◆ WRITTEN TASK: Check every line of the entries that follow, and copy the ones containing "matplotlib".

◆ SOURCE RECORDS:
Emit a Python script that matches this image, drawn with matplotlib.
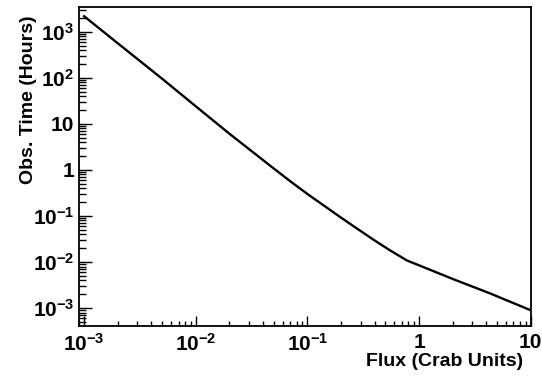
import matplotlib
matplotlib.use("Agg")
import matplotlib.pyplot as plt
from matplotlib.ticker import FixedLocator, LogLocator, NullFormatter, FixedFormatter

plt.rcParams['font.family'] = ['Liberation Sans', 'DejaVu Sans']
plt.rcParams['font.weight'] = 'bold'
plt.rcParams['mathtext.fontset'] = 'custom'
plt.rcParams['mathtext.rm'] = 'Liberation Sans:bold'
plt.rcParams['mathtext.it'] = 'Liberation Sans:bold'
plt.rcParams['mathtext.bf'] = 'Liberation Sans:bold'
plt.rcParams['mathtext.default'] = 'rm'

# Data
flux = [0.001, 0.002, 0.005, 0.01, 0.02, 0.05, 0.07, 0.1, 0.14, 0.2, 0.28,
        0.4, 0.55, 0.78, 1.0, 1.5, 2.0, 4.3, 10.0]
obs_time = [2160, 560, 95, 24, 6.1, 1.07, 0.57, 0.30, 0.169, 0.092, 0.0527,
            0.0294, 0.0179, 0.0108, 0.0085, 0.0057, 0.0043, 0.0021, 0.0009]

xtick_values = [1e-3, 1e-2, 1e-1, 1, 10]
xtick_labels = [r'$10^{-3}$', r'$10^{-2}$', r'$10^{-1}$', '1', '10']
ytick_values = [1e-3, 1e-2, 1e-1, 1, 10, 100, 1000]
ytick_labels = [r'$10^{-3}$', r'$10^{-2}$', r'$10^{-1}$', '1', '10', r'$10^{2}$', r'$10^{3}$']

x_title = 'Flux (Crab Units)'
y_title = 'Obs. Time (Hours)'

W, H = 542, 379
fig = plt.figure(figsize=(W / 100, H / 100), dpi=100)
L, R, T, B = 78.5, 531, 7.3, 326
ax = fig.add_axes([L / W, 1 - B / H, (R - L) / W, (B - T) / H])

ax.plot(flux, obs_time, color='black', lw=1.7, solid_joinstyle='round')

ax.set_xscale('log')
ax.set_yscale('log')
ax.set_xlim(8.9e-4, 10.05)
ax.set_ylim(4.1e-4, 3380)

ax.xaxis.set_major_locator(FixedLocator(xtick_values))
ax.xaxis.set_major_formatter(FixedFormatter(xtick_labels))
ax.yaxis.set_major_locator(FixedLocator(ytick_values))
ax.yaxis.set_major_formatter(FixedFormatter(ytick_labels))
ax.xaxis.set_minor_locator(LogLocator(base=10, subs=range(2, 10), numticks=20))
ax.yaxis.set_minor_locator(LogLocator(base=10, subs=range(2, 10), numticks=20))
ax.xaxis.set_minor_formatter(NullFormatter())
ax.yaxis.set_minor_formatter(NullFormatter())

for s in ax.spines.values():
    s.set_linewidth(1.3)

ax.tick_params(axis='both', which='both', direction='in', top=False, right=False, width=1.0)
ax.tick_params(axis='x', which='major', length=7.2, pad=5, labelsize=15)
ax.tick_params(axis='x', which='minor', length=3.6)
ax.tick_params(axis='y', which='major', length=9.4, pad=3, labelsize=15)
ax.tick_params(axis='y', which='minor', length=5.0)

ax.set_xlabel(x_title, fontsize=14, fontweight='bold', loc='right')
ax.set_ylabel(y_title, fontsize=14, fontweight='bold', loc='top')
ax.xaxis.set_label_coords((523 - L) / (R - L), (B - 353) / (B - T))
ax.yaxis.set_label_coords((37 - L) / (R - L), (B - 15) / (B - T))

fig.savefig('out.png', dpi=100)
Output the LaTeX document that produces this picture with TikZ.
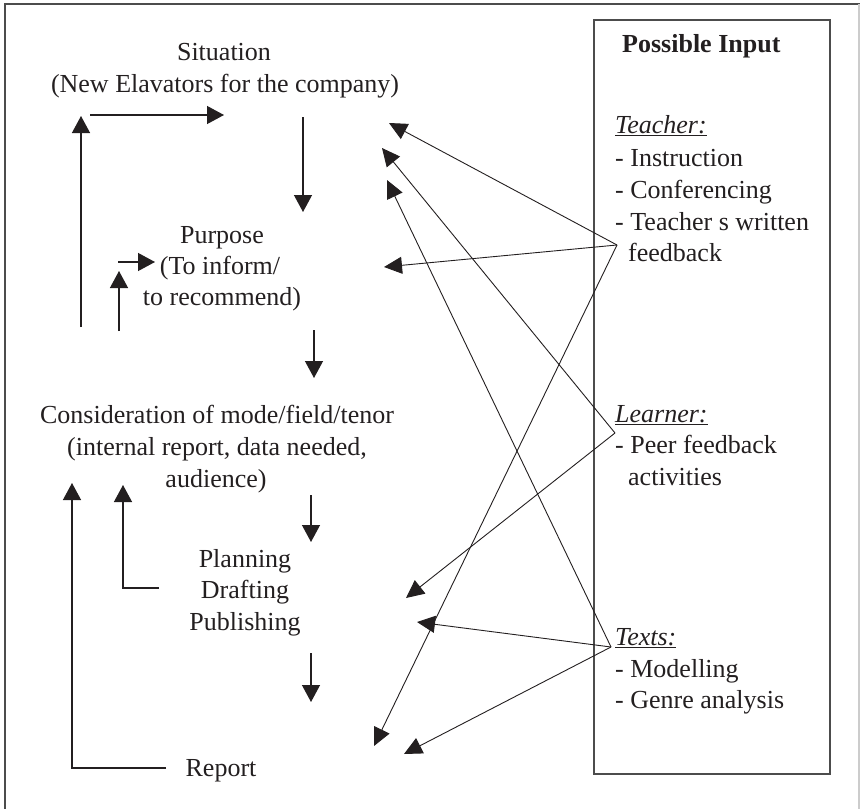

◆ RESPONSE:
Emit a Python script that matches this image, drawn with matplotlib.
import matplotlib
matplotlib.use("Agg")
import matplotlib.pyplot as plt
from matplotlib.ticker import FixedLocator, LogLocator, NullFormatter, FixedFormatter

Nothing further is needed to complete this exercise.